Van Brabant submitted a motion to revisit the bylaw. He would like to see cannabis regulated similarly to alcohol, which would limit its consumption to private property and designated areas.


“You can drink in your house, you can’t drink in your car, and you can’t drink in public,” he exclaimed.


Storoschuk said she’s had residents approach her with their concerns about public consumption.


“The people I’ve been speaking with don’t want to see someone, for instance, walking down the street smoking pot,” she stressed.


While McEvoy agreed with the AUMA resolution that the province needs to take responsibility for the issue, he wasn’t sure why council was discussing the topic again.


“I think we need to let the bylaws we built,  and that we all agreed on, run for three months, six months, or a year. Let’s see if it’s actually a problem, and if it’s a problem, then we can deal with it.”

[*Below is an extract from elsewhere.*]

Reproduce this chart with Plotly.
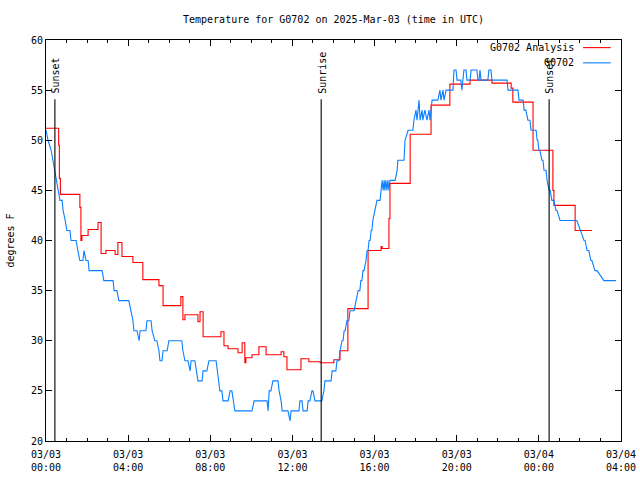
import pandas as pd
import plotly.graph_objects as go

BASE = pd.Timestamp("2025-03-03 00:00")

# Observed G0702 (minutes after 2025-03-03 00:00 UTC, deg F)
obs_min = [0, 6, 15, 20, 26, 32, 35, 41, 47, 50, 56, 61, 70, 73, 88, 91, 93, 99, 108, 111, 117, 123, 126,
           164, 169, 196, 199, 207, 213, 242, 248, 254, 257, 266, 272, 275, 292, 295, 307, 310, 318, 324,
           330, 333, 339, 342, 354, 359, 397, 400, 406, 415, 421, 424, 435, 444, 456, 459, 470, 476, 497,
           503, 508, 514, 517, 532, 538, 543, 552, 602, 608, 646, 649, 652, 657, 663, 678, 681, 687, 690,
           707, 713, 716, 739, 742, 748, 751, 763, 766, 771, 777, 780, 786, 806, 812, 815, 833, 836, 847,
           850, 856, 859, 865, 868, 871, 874, 879, 885, 888, 900, 906, 912, 917, 920, 923, 926, 929, 935,
           938, 941, 944, 947, 950, 952, 955, 961, 967, 976, 979, 982, 985, 988, 990, 993, 996, 999, 1002,
           1005, 1020, 1026, 1028, 1034, 1046, 1049, 1058, 1072, 1075, 1081, 1084, 1090, 1093, 1099, 1101,
           1107, 1113, 1119, 1122, 1128, 1145, 1151, 1154, 1160, 1163, 1169, 1189, 1192, 1198, 1201, 1212,
           1215, 1218, 1221, 1227, 1230, 1239, 1242, 1259, 1262, 1265, 1268, 1271, 1291, 1294, 1300, 1303,
           1347, 1350, 1379, 1382, 1394, 1397, 1402, 1408, 1414, 1417, 1432, 1435, 1437, 1440, 1443, 1449,
           1452, 1455, 1461, 1464, 1470, 1473, 1478, 1484, 1490, 1493, 1502, 1551, 1554, 1563, 1572, 1575,
           1581, 1586, 1592, 1595, 1604, 1610, 1630, 1665]
obs_temp = [51, 50, 49, 48, 47, 46, 45, 44, 44, 43, 42, 41, 41, 40, 40, 39, 39, 38, 38, 39, 38, 38, 37,
            37, 36, 36, 35, 35, 34, 34, 33, 32, 31, 31, 30, 31, 31, 32, 32, 31, 30, 30,
            29, 28, 28, 29, 29, 30, 30, 29, 28, 28, 27, 28, 28, 26, 26, 27, 27, 28, 28,
            26, 25, 25, 24, 24, 25, 25, 23, 23, 24, 24, 23, 25, 25, 26, 26, 25, 24, 23,
            23, 22, 23, 23, 24, 24, 23, 23, 24, 24, 25, 25, 24, 24, 25, 26, 26, 27, 27,
            28, 28, 29, 30, 30, 31, 31, 32, 32, 33, 33, 34, 35, 35, 36, 36, 37, 37, 38,
            39, 39, 40, 40, 41, 41, 42, 43, 44, 44, 45, 46, 45, 46, 45, 46, 45, 46, 45,
            46, 46, 47, 48, 48, 48, 50, 51, 51, 52, 53, 52, 54, 52, 53, 52,
            53, 52, 53, 52, 54, 54, 55, 54, 55, 54, 55, 55, 57, 57, 56, 56,
            55, 56, 57, 57, 56, 56, 57, 57, 56, 56, 57, 56, 56, 57, 57, 56,
            56, 55, 55, 54, 54, 53, 53, 52, 52, 51, 51, 50, 50, 49, 49, 48,
            48, 47, 47, 46, 45, 45, 44, 44, 43, 43, 42, 42, 41.7, 41, 40, 40,
            39, 39, 38, 38, 37, 37, 36, 36]

# G0702 Analysis (step series)
ana_min = [0, 37, 39, 42, 99, 102, 105, 123, 152, 161, 175, 202, 210, 222, 254, 283, 330, 342, 394, 400,
           406, 444, 450, 459, 511, 520, 532, 561, 573, 581, 584, 602, 622, 643, 687, 695, 704, 745, 768,
           801, 841, 859, 882, 941, 979, 982, 1002, 1005, 1064, 1125, 1180, 1239, 1303, 1359, 1364, 1423,
           1481, 1484, 1546, 1595]
ana_temp = [51.2, 49.5, 46.2, 44.6, 43.3, 40.0, 40.5, 41.1, 41.8, 38.7, 39.0, 38.6, 39.8, 38.4, 37.8, 36.1,
            35.5, 33.5, 34.4, 32.1, 32.6, 31.9, 32.9, 30.4, 30.9, 29.5, 29.2, 28.8, 29.8, 27.8, 28.3, 28.6,
            29.4, 28.6, 28.9, 28.4, 27.1, 28.2, 27.9, 27.8, 28.1, 29.0, 33.2, 39.0, 39.4, 39.2, 42.2, 45.7,
            50.6, 53.5, 55.6, 56.0, 55.7, 55.2, 53.8, 49.0, 45.0, 43.5, 41.0, 41.0]

# Sun events (minutes after base)
sun_min = [26, 804, 1470]
sun_labels = ["Sunset", "Sunrise", "Sunset"]

tick_hours = [0, 4, 8, 12, 16, 20, 24, 28]
tick_text = ["03/03<br>00:00", "03/03<br>04:00", "03/03<br>08:00", "03/03<br>12:00",
             "03/03<br>16:00", "03/03<br>20:00", "03/04<br>00:00", "03/04<br>04:00"]

FONT = "DejaVu Sans Mono"
RED = "#ff0000"
BLUE = "#0a7fff"
LW = 1.1

def t(m):
    return BASE + pd.to_timedelta(m, unit="m")

fig = go.Figure()
fig.add_trace(go.Scatter(x=[t(m) for m in ana_min], y=ana_temp, mode="lines",
                         line=dict(color=RED, width=LW, shape="hv"),
                         name="G0702 Analysis", showlegend=False))
fig.add_trace(go.Scatter(x=[t(m) for m in obs_min], y=obs_temp, mode="lines",
                         line=dict(color=BLUE, width=LW),
                         name="G0702", showlegend=False))

# sunrise / sunset markers
for m, lab in zip(sun_min, sun_labels):
    fig.add_trace(go.Scatter(x=[t(m), t(m)], y=[20, 54.1], mode="lines",
                             line=dict(color="black", width=LW), showlegend=False,
                             hoverinfo="skip"))
    fig.add_annotation(x=t(m), y=54.45, xref="x", yref="y", text=lab, textangle=-90,
                       showarrow=False, xanchor="center", yanchor="bottom", xshift=1,
                       font=dict(family=FONT, size=10, color="black"))

# manual gnuplot-style legend (text right, sample line after)
leg_items = [("G0702 Analysis", RED, 0.981), ("G0702", BLUE, 0.943)]
for txt, col, yp in leg_items:
    fig.add_annotation(x=0.922, y=yp, xref="paper", yref="paper", text=txt, showarrow=False,
                       xanchor="right", yanchor="middle",
                       font=dict(family=FONT, size=10, color="black"))
    fig.add_shape(type="line", xref="paper", yref="paper", x0=0.934, x1=0.982, y0=yp, y1=yp,
                  line=dict(color=col, width=LW))

fig.update_layout(
    width=640, height=480,
    margin=dict(l=46, r=19, t=40, b=39, autoexpand=False),
    paper_bgcolor="white", plot_bgcolor="white",
    font=dict(family=FONT, size=10, color="black"),
    title=dict(text="Temperature for G0702 on 2025-Mar-03 (time in UTC)", x=0.5, xref="paper",
               xanchor="center", y=1 - 19 / 480, yref="container", yanchor="middle",
               font=dict(family=FONT, size=10)),
    showlegend=False,
)
fig.update_xaxes(
    range=[t(0), t(28 * 60)], showgrid=False, zeroline=False, automargin=False,
    showline=True, linecolor="black", linewidth=1, mirror="allticks",
    ticks="inside", ticklen=6, tickcolor="black",
    tickmode="array", tickvals=[t(h * 60) for h in tick_hours], ticktext=tick_text,
    minor=dict(ticks="inside", ticklen=3, tickcolor="black", dtick=3600000, showgrid=False),
    tickfont=dict(family=FONT, size=10), ticklabelstandoff=4,
)
fig.update_yaxes(
    range=[20, 60], showgrid=False, zeroline=False, automargin=False,
    showline=True, linecolor="black", linewidth=1, mirror="allticks",
    ticks="inside", ticklen=6, tickcolor="black", dtick=5, tick0=20,
    title=dict(text="degrees F", font=dict(family=FONT, size=10), standoff=14),
    tickfont=dict(family=FONT, size=10),
)

fig.write_html("out.html", config={"displayModeBar": False},
               post_script="document.body.style.margin='0';")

Introducing a stricter bylaw that can later be relaxed was Brosseau’s stance on the topic, allowing the community to decide how harsh the regulations should be.


Sobolewski was concerned about enforcing a tighter regulation, referencing the fact that a smoking infraction ticket hasn’t been issued in a long time.


“We can put all kinds of strength into cannabis all we want, but we have to enforce it. If we already have a (smoking) bylaw, which we probably haven’t enforced in years, I can’t even see us enforcing it out at the C2. How can we enforce one component of the bylaw, and not the other?” he expressed, adding the topic would be a budget issue because more bylaw officers would need to be hired.


Now that the motion has passed, administration will make the amendment to the bylaw and council will debate it at their next meeting.